The Big Four are benefiting from companies’ appetite for advice on how to cope with a changing global economy and the shift toward a digital world. Figures compiled by Monadnock Research, which specializes in consulting-industry research, show the Big Four’s non-tax consulting and advisory revenues have risen 124% since 2010; audit revenues are up only about 21%. At EY, the consulting workforce has grown by 40% in the last three years, versus 14% in auditing.
In part, the push into consulting is a case of “everything old is new again.” Consulting by audit firms drew harsh criticism during the Enron scandal. Enron’s auditor Arthur Andersen took in more in fees from non-audit services for Enron than it did for auditing, and most of the Big Four sold or spun off their consulting businesses around that time. The Sarbanes-Oxley Act that followed the scandal barred auditors from providing many types of consulting to audit clients in the US.
But the firms later rebuilt their consulting arms—in part, ironically, by advising companies on how to adopt Sarbanes-Oxley. All four are now among the world’s biggest consulting firms.
The SEC requires an auditor to be “independent,” avoiding relationships that could compromise its ability to perform a tough, skeptical audit. Auditor independence is “extremely important, it’s fundamental,” SEC Chairman Jay Clayton said at an accounting conference in December.
The concern with consulting for audit clients is that in their eagerness to win consulting business, auditors might pull their punches in reviewing a company’s books and refrain from criticisms that might upset company executives.
“Absolutely that’s a driving force,” said Michael Shaub, a Texas A&M University accounting professor. “They’re really reticent to give up a revenue stream.”
The Sarbanes-Oxley restrictions on consulting are supposed to prevent such conflicts, but they still happen. In September, PwC agreed to pay $7.9 million to settle SEC allegations that it improperly provided non-audit services to 15 audit clients, including designing and implementing software for the clients’ financial reporting. The firm didn’t admit or deny the SEC’s findings.
PwC said in a statement that it takes auditor independence seriously, and has “robust policies and procedures in place” to identify and address anything that could jeopardize it.
Even when the SOX rules are followed, consulting still poses a concern, critics say. Accounting firms can still consult for companies other than their audit clients, and today’s audit client could be tomorrow’s consulting client. That could give auditors another reason to pull their punches.
“It makes it harder to go after a company for an audit problem because if you’re a stickler for audit details, they may not give you the consulting contract in the future,” said J. Edward Ketz, an associate professor of accounting at Penn State University. “That’s in the back of your mind.”

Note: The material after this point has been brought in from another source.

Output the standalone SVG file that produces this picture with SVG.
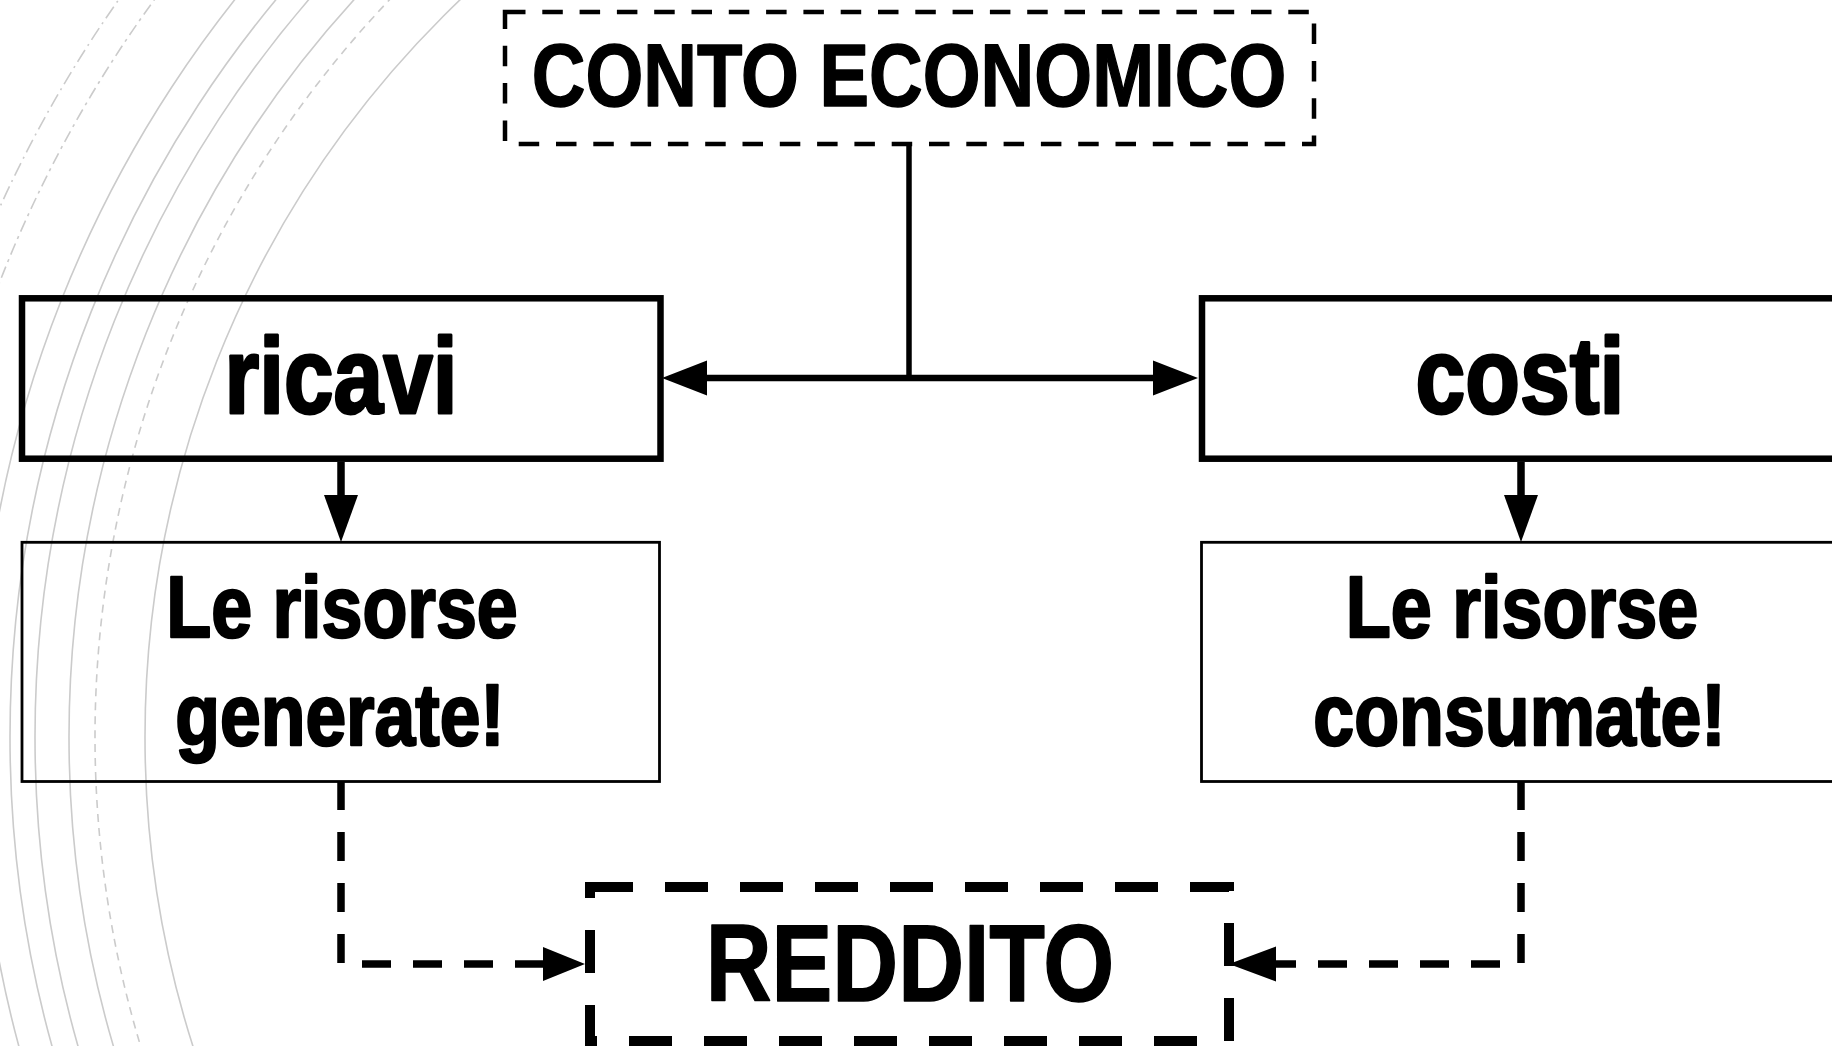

Consulting can also pose a problem for audits by limiting competition. If a big company wants to change its auditor, it really has only the other three Big Four firms to pick from to begin with, because only they have the scale and resources to audit the biggest multinationals. If one of those firms is consulting for it and thus precluded from auditing the company also, that limits its choice even further.
The trend toward consulting can even discourage Big Four firms from pursuing a company’s audit business at all, because having it would block them from richer consulting work. So when a company seeks bids for its audit account, “there’s a lot of non-participation,” said Mark O’Connor, Monadnock Research’s CEO. “It tremendously complicates it.”
Still, in December the SEC proposed relaxing some aspects of its conflict-of-interest rules. In some situations, the commission indicated, the current rules trip up companies on technical grounds where there isn’t a real conflict that jeopardizes an auditor’s impartiality. For instance, the changes would make it okay in some circumstances for an audit firm to audit a private company about to go public even if the auditor also provides non-audit services to another company in the same investment fund’s portfolio.
In the UK, prompted by a series of botched audits and concerns over conflicts and competition, officials are considering separating the firms’ auditing business from their consulting units; some of the Big Four in the UK have already said they’ll stop consulting for their audit clients. European Union countries limited auditors’ non-audit services for their audit clients starting in 2016.
Even if there aren’t direct conflicts, some fear the firms’ focus on consulting runs the risk of diverting their attention from their core auditing responsibilities. “They’re not recruiting and paying the best for the audit side, they’re recruiting and paying the best for the consulting side,” Ciesielski said.